[OBJECTIVE] Give the listing again in full, exactly as written.

··· SOURCE DATA

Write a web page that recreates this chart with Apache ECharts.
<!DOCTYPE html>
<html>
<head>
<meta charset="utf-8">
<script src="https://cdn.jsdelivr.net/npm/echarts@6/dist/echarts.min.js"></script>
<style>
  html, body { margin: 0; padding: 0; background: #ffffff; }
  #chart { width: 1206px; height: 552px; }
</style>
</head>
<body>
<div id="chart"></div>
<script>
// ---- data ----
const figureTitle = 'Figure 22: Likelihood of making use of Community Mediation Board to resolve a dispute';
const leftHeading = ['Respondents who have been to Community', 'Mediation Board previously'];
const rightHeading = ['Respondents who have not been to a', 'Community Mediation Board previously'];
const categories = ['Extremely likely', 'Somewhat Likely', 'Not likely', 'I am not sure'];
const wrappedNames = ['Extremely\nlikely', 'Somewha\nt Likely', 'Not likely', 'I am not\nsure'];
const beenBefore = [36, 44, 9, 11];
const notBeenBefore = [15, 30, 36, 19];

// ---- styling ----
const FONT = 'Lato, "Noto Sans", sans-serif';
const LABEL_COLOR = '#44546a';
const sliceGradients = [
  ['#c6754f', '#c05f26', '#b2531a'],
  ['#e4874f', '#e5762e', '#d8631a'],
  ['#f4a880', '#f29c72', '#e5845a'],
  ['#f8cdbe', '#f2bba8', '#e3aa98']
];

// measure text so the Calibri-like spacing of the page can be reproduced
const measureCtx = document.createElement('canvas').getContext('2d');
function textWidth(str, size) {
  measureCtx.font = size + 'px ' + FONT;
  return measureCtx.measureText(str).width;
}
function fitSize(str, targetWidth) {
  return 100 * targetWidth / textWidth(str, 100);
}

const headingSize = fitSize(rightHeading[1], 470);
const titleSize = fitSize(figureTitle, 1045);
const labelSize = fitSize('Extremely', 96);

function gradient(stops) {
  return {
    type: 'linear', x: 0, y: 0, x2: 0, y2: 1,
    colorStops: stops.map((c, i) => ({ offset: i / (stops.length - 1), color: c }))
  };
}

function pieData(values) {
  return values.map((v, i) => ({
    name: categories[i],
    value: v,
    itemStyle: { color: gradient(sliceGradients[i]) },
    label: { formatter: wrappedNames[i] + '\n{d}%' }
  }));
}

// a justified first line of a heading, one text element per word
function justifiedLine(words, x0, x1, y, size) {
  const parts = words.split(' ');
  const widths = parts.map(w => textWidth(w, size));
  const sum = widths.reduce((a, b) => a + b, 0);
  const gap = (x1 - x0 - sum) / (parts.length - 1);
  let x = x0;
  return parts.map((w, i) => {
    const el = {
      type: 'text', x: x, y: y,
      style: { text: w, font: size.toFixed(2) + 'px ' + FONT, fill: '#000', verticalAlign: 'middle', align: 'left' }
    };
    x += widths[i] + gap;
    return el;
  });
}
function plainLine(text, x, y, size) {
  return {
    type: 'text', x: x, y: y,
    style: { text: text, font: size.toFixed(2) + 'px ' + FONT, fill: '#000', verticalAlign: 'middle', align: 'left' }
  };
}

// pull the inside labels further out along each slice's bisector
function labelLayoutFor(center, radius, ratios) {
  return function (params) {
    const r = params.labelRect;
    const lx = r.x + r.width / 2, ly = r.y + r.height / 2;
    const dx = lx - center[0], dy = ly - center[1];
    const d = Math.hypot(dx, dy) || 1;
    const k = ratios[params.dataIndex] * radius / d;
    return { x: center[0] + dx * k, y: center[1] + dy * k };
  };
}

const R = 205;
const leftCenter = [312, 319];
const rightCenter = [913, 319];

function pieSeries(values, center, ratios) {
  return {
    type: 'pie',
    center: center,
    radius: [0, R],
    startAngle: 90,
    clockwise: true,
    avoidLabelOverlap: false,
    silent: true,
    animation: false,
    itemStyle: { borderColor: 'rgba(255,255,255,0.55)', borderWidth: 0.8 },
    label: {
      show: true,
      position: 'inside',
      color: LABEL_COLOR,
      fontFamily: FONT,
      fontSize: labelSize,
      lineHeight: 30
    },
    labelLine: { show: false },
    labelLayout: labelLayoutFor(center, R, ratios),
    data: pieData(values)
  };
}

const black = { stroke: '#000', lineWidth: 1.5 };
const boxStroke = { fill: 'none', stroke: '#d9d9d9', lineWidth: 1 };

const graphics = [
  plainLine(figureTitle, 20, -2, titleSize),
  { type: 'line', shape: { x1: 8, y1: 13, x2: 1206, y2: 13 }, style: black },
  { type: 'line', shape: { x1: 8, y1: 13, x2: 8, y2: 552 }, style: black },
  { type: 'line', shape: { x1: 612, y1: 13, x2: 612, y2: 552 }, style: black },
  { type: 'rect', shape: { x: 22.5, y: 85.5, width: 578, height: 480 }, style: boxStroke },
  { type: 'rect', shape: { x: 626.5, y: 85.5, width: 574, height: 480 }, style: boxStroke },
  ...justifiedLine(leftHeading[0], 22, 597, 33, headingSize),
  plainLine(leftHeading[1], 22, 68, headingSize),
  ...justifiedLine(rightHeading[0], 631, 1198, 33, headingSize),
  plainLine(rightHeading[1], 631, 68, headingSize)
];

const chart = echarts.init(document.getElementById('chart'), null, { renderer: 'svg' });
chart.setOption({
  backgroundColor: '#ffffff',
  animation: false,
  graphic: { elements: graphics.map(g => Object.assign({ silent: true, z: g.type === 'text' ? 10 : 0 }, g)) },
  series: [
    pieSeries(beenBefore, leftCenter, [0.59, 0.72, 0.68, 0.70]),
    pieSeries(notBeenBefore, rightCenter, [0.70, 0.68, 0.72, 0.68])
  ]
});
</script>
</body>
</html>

······

[ANSWER TO THE PROBLEM]
Write a web page that recreates this chart with Apache ECharts.
<!DOCTYPE html>
<html>
<head>
<meta charset="utf-8">
<script src="https://cdn.jsdelivr.net/npm/echarts@6/dist/echarts.min.js"></script>
<style>
  html, body { margin: 0; padding: 0; background: #ffffff; }
  #chart { width: 1206px; height: 552px; }
</style>
</head>
<body>
<div id="chart"></div>
<script>
// ---- data ----
const figureTitle = 'Figure 22: Likelihood of making use of Community Mediation Board to resolve a dispute';
const leftHeading = ['Respondents who have been to Community', 'Mediation Board previously'];
const rightHeading = ['Respondents who have not been to a', 'Community Mediation Board previously'];
const categories = ['Extremely likely', 'Somewhat Likely', 'Not likely', 'I am not sure'];
const wrappedNames = ['Extremely\nlikely', 'Somewha\nt Likely', 'Not likely', 'I am not\nsure'];
const beenBefore = [36, 44, 9, 11];
const notBeenBefore = [15, 30, 36, 19];

// ---- styling ----
const FONT = 'Lato, "Noto Sans", sans-serif';
const LABEL_COLOR = '#44546a';
const sliceGradients = [
  ['#c6754f', '#c05f26', '#b2531a'],
  ['#e4874f', '#e5762e', '#d8631a'],
  ['#f4a880', '#f29c72', '#e5845a'],
  ['#f8cdbe', '#f2bba8', '#e3aa98']
];

// measure text so the Calibri-like spacing of the page can be reproduced
const measureCtx = document.createElement('canvas').getContext('2d');
function textWidth(str, size) {
  measureCtx.font = size + 'px ' + FONT;
  return measureCtx.measureText(str).width;
}
function fitSize(str, targetWidth) {
  return 100 * targetWidth / textWidth(str, 100);
}

const headingSize = fitSize(rightHeading[1], 470);
const titleSize = fitSize(figureTitle, 1045);
const labelSize = fitSize('Extremely', 96);

function gradient(stops) {
  return {
    type: 'linear', x: 0, y: 0, x2: 0, y2: 1,
    colorStops: stops.map((c, i) => ({ offset: i / (stops.length - 1), color: c }))
  };
}

function pieData(values) {
  return values.map((v, i) => ({
    name: categories[i],
    value: v,
    itemStyle: { color: gradient(sliceGradients[i]) },
    label: { formatter: wrappedNames[i] + '\n{d}%' }
  }));
}

// a justified first line of a heading, one text element per word
function justifiedLine(words, x0, x1, y, size) {
  const parts = words.split(' ');
  const widths = parts.map(w => textWidth(w, size));
  const sum = widths.reduce((a, b) => a + b, 0);
  const gap = (x1 - x0 - sum) / (parts.length - 1);
  let x = x0;
  return parts.map((w, i) => {
    const el = {
      type: 'text', x: x, y: y,
      style: { text: w, font: size.toFixed(2) + 'px ' + FONT, fill: '#000', verticalAlign: 'middle', align: 'left' }
    };
    x += widths[i] + gap;
    return el;
  });
}
function plainLine(text, x, y, size) {
  return {
    type: 'text', x: x, y: y,
    style: { text: text, font: size.toFixed(2) + 'px ' + FONT, fill: '#000', verticalAlign: 'middle', align: 'left' }
  };
}

// pull the inside labels further out along each slice's bisector
function labelLayoutFor(center, radius, ratios) {
  return function (params) {
    const r = params.labelRect;
    const lx = r.x + r.width / 2, ly = r.y + r.height / 2;
    const dx = lx - center[0], dy = ly - center[1];
    const d = Math.hypot(dx, dy) || 1;
    const k = ratios[params.dataIndex] * radius / d;
    return { x: center[0] + dx * k, y: center[1] + dy * k };
  };
}

const R = 205;
const leftCenter = [312, 319];
const rightCenter = [913, 319];

function pieSeries(values, center, ratios) {
  return {
    type: 'pie',
    center: center,
    radius: [0, R],
    startAngle: 90,
    clockwise: true,
    avoidLabelOverlap: false,
    silent: true,
    animation: false,
    itemStyle: { borderColor: 'rgba(255,255,255,0.55)', borderWidth: 0.8 },
    label: {
      show: true,
      position: 'inside',
      color: LABEL_COLOR,
      fontFamily: FONT,
      fontSize: labelSize,
      lineHeight: 30
    },
    labelLine: { show: false },
    labelLayout: labelLayoutFor(center, R, ratios),
    data: pieData(values)
  };
}

const black = { stroke: '#000', lineWidth: 1.5 };
const boxStroke = { fill: 'none', stroke: '#d9d9d9', lineWidth: 1 };

const graphics = [
  plainLine(figureTitle, 20, -2, titleSize),
  { type: 'line', shape: { x1: 8, y1: 13, x2: 1206, y2: 13 }, style: black },
  { type: 'line', shape: { x1: 8, y1: 13, x2: 8, y2: 552 }, style: black },
  { type: 'line', shape: { x1: 612, y1: 13, x2: 612, y2: 552 }, style: black },
  { type: 'rect', shape: { x: 22.5, y: 85.5, width: 578, height: 480 }, style: boxStroke },
  { type: 'rect', shape: { x: 626.5, y: 85.5, width: 574, height: 480 }, style: boxStroke },
  ...justifiedLine(leftHeading[0], 22, 597, 33, headingSize),
  plainLine(leftHeading[1], 22, 68, headingSize),
  ...justifiedLine(rightHeading[0], 631, 1198, 33, headingSize),
  plainLine(rightHeading[1], 631, 68, headingSize)
];

const chart = echarts.init(document.getElementById('chart'), null, { renderer: 'svg' });
chart.setOption({
  backgroundColor: '#ffffff',
  animation: false,
  graphic: { elements: graphics.map(g => Object.assign({ silent: true, z: g.type === 'text' ? 10 : 0 }, g)) },
  series: [
    pieSeries(beenBefore, leftCenter, [0.59, 0.72, 0.68, 0.70]),
    pieSeries(notBeenBefore, rightCenter, [0.70, 0.68, 0.72, 0.68])
  ]
});
</script>
</body>
</html>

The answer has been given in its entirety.